Minimal effort. Maximum result.
Gluten free flours and almond meal can be brought in most supermarkets, and are both relatively cheap (for my students out there, these alternatives are often actually more budget friendly than other flours). Also easily adapted to meet vegan recipe standards, these cookies can also be altered to meet your dietary requirements if you are that way inclined.
All you will need is one bowl, a hand mixer, and a lil bit of love!
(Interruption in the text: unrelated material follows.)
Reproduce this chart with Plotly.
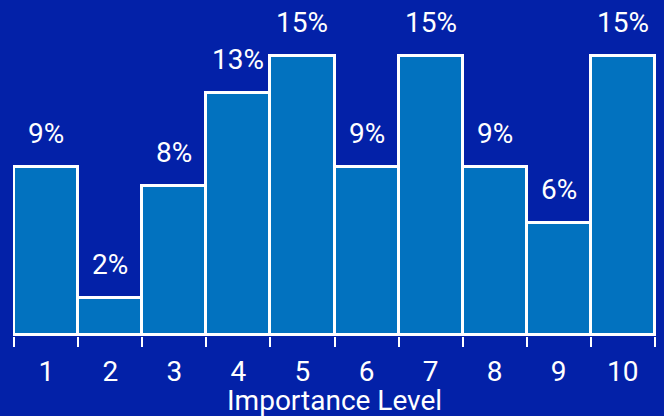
import plotly.graph_objects as go

# Share of responses per importance level
levels = ["1", "2", "3", "4", "5", "6", "7", "8", "9", "10"]
shares = [9, 2, 8, 13, 15, 9, 15, 9, 6, 15]
axis_title = "Importance Level"

BG = "#0321A8"
BAR = "#0272BF"
FONT = "Roboto"

fig = go.Figure(
    go.Bar(
        x=levels,
        y=shares,
        marker=dict(color=BAR, line=dict(color="white", width=3)),
        hoverinfo="skip",
    )
)

# Percentage labels sitting above each bar (category axis positions by index)
for i, val in enumerate(shares):
    fig.add_annotation(
        x=i, y=val, text=f"{val}%",
        showarrow=False, yanchor="bottom", yshift=15,
        font=dict(family=FONT, size=28, color="white"),
    )

fig.add_annotation(
    x=0.5, y=-0.248, xref="paper", yref="paper",
    text=axis_title, showarrow=False, yanchor="bottom",
    font=dict(family=FONT, size=28, color="white"),
)

px_per_unit = 335 / 17.99
fig.update_layout(
    width=664, height=416,
    margin=dict(l=13, r=8, t=0, b=80),
    paper_bgcolor=BG, plot_bgcolor=BG,
    bargap=0,
    showlegend=False,
    font=dict(family=FONT, color="white"),
    xaxis=dict(
        type="category",
        range=[-0.52, 9.52],
        tickson="boundaries",
        ticks="outside", ticklen=10, tickwidth=2, tickcolor="white",
        ticklabelstandoff=16,
        tickfont=dict(family=FONT, size=28, color="white"),
        showgrid=False, showline=False, zeroline=False,
        fixedrange=True,
    ),
    yaxis=dict(
        range=[-1 / px_per_unit, 335 / px_per_unit],
        visible=False, showgrid=False, zeroline=False,
        fixedrange=True,
    ),
)

fig.write_html("out.html")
Enjoy these with your family or flat mates, make or gift them for a friend… and make sure you enjoy them straight out of the oven once cooked, while the chocolate is still gooey and warm.
My fave is with a cup of tea or coffee, where you can dunkkkkkk them right in!
Gluten Free Chocolate Chip Cookies
- 250 grams of butter at room temperature (you can use vegan butter for a vegan alternative)
- 1 cup granulated sugar
- 1 cup brown sugar, packed tightly into the cup
- 1 tsp vanilla extract
- 1 large egg (or 2 flax eggs for a vegan alternative)
- 1 1/2 cups gluten free flour
- 1/2 cup almond meal
- 1 1/2 tablespoons baking powder (GF)
- 1 1/2 cups semisweet dark chocolate chips
- 1/2 cup white chocolate chips (for a vegan alternative, make sure the chocolate used has at least 70-80% cacao content, and simply omit the white chocolate)
- Preheat your oven to 180 degrees C, and line two large baking trays with baking paper.
- Using a hand beater, place butter and sugar in a mixing bowl and cream butter and sugars until light and fluffy. This is an important step in getting light cookies that will rise, so be sure to blend for five minutes minimum, scraping down the sides of the bowl when necessary.
- Add egg (flax eggs if vegan) and vanilla, and continue to beat the mixture until well combined.
- Add gluten free flour, baking powder and almond meal in two stints, and be sure to keep scraping down the sides of the bowl when needed. Blend until the mixture appears “doughy”, however, at this point I sometimes find it easiest to use your hands.
- Stir through the chocolate chips, and refrigerate your cookie mixture for 1-2 hours until chilled. This process helps you roll your mixture into balls easily, however if you are in a rush – wet your hands slightly when forming the balls to avoid sticking when rolling.
- Once chilled, scoop out small amounts of dough and roll into balls. Place the balls evenly on the baking tray, leaving enough room for them to expand slightly.
- Bake for 10-12 minutes or until golden brown. Remove cookies from the oven and leave to cool for 5 minutes, before transferring to a cooling tray.
- Cookies are best stored in an airtight container, and can be kept for several days (if they last). They are my favourite when they are still warm, or with a cup of tea in the evening.